--- begin LISTED ENTRIES ---

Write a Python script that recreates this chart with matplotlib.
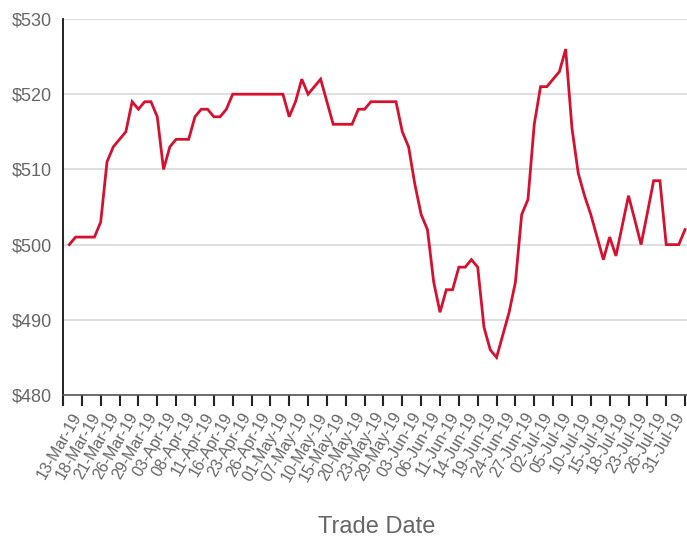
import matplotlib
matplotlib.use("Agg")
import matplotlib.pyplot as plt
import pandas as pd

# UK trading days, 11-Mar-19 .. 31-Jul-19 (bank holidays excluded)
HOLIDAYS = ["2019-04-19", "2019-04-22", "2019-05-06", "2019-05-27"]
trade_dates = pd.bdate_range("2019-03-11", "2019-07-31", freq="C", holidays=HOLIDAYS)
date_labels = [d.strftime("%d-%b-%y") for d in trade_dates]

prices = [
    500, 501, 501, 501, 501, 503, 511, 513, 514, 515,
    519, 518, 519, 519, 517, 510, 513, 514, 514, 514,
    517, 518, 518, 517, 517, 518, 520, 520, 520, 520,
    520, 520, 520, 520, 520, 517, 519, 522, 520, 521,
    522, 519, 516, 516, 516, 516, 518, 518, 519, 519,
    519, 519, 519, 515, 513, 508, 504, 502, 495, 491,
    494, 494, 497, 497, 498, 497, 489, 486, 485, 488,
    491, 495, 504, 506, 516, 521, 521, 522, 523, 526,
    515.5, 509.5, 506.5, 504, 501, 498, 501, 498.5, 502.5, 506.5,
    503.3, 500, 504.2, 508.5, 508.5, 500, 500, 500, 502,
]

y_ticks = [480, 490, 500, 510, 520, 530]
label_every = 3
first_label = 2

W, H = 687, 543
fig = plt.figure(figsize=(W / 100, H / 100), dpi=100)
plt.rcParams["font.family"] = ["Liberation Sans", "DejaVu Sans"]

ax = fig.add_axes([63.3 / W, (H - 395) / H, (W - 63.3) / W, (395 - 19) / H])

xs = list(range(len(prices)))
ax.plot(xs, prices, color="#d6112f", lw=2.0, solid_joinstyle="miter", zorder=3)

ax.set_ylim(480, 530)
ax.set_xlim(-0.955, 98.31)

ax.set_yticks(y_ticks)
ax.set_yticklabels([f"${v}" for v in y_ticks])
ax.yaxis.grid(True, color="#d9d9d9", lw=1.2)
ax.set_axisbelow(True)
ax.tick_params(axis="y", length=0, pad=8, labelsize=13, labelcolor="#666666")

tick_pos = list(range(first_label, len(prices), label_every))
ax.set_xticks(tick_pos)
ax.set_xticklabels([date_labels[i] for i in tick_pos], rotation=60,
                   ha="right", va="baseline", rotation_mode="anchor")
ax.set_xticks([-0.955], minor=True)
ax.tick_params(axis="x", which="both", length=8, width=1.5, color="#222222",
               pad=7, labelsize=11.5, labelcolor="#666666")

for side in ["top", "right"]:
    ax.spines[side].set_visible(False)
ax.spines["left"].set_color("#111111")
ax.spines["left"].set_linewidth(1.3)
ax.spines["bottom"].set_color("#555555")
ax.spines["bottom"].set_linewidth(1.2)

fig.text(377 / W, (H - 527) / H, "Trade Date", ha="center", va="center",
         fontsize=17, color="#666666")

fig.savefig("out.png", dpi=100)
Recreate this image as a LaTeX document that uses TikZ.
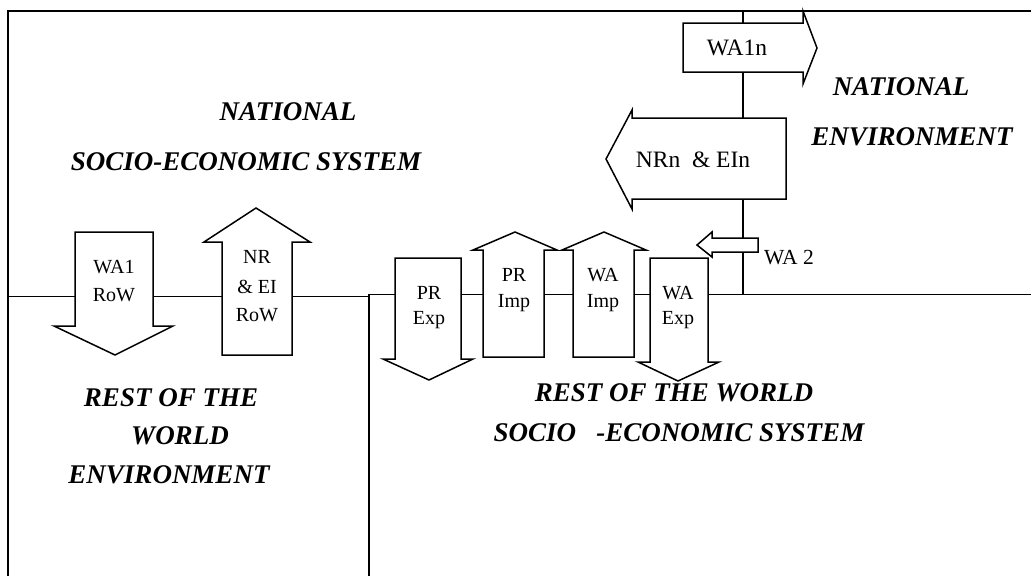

--- end LISTED ENTRIES ---

TASK INSTRUCTIONS: Retype the whole listing exactly and leave the pictures out.

WRITTEN SOLUTION:
Write a Python script that recreates this chart with matplotlib.
import matplotlib
matplotlib.use("Agg")
import matplotlib.pyplot as plt
import pandas as pd

# UK trading days, 11-Mar-19 .. 31-Jul-19 (bank holidays excluded)
HOLIDAYS = ["2019-04-19", "2019-04-22", "2019-05-06", "2019-05-27"]
trade_dates = pd.bdate_range("2019-03-11", "2019-07-31", freq="C", holidays=HOLIDAYS)
date_labels = [d.strftime("%d-%b-%y") for d in trade_dates]

prices = [
    500, 501, 501, 501, 501, 503, 511, 513, 514, 515,
    519, 518, 519, 519, 517, 510, 513, 514, 514, 514,
    517, 518, 518, 517, 517, 518, 520, 520, 520, 520,
    520, 520, 520, 520, 520, 517, 519, 522, 520, 521,
    522, 519, 516, 516, 516, 516, 518, 518, 519, 519,
    519, 519, 519, 515, 513, 508, 504, 502, 495, 491,
    494, 494, 497, 497, 498, 497, 489, 486, 485, 488,
    491, 495, 504, 506, 516, 521, 521, 522, 523, 526,
    515.5, 509.5, 506.5, 504, 501, 498, 501, 498.5, 502.5, 506.5,
    503.3, 500, 504.2, 508.5, 508.5, 500, 500, 500, 502,
]

y_ticks = [480, 490, 500, 510, 520, 530]
label_every = 3
first_label = 2

W, H = 687, 543
fig = plt.figure(figsize=(W / 100, H / 100), dpi=100)
plt.rcParams["font.family"] = ["Liberation Sans", "DejaVu Sans"]

ax = fig.add_axes([63.3 / W, (H - 395) / H, (W - 63.3) / W, (395 - 19) / H])

xs = list(range(len(prices)))
ax.plot(xs, prices, color="#d6112f", lw=2.0, solid_joinstyle="miter", zorder=3)

ax.set_ylim(480, 530)
ax.set_xlim(-0.955, 98.31)

ax.set_yticks(y_ticks)
ax.set_yticklabels([f"${v}" for v in y_ticks])
ax.yaxis.grid(True, color="#d9d9d9", lw=1.2)
ax.set_axisbelow(True)
ax.tick_params(axis="y", length=0, pad=8, labelsize=13, labelcolor="#666666")

tick_pos = list(range(first_label, len(prices), label_every))
ax.set_xticks(tick_pos)
ax.set_xticklabels([date_labels[i] for i in tick_pos], rotation=60,
                   ha="right", va="baseline", rotation_mode="anchor")
ax.set_xticks([-0.955], minor=True)
ax.tick_params(axis="x", which="both", length=8, width=1.5, color="#222222",
               pad=7, labelsize=11.5, labelcolor="#666666")

for side in ["top", "right"]:
    ax.spines[side].set_visible(False)
ax.spines["left"].set_color("#111111")
ax.spines["left"].set_linewidth(1.3)
ax.spines["bottom"].set_color("#555555")
ax.spines["bottom"].set_linewidth(1.2)

fig.text(377 / W, (H - 527) / H, "Trade Date", ha="center", va="center",
         fontsize=17, color="#666666")

fig.savefig("out.png", dpi=100)
Recreate this image as a LaTeX document that uses TikZ.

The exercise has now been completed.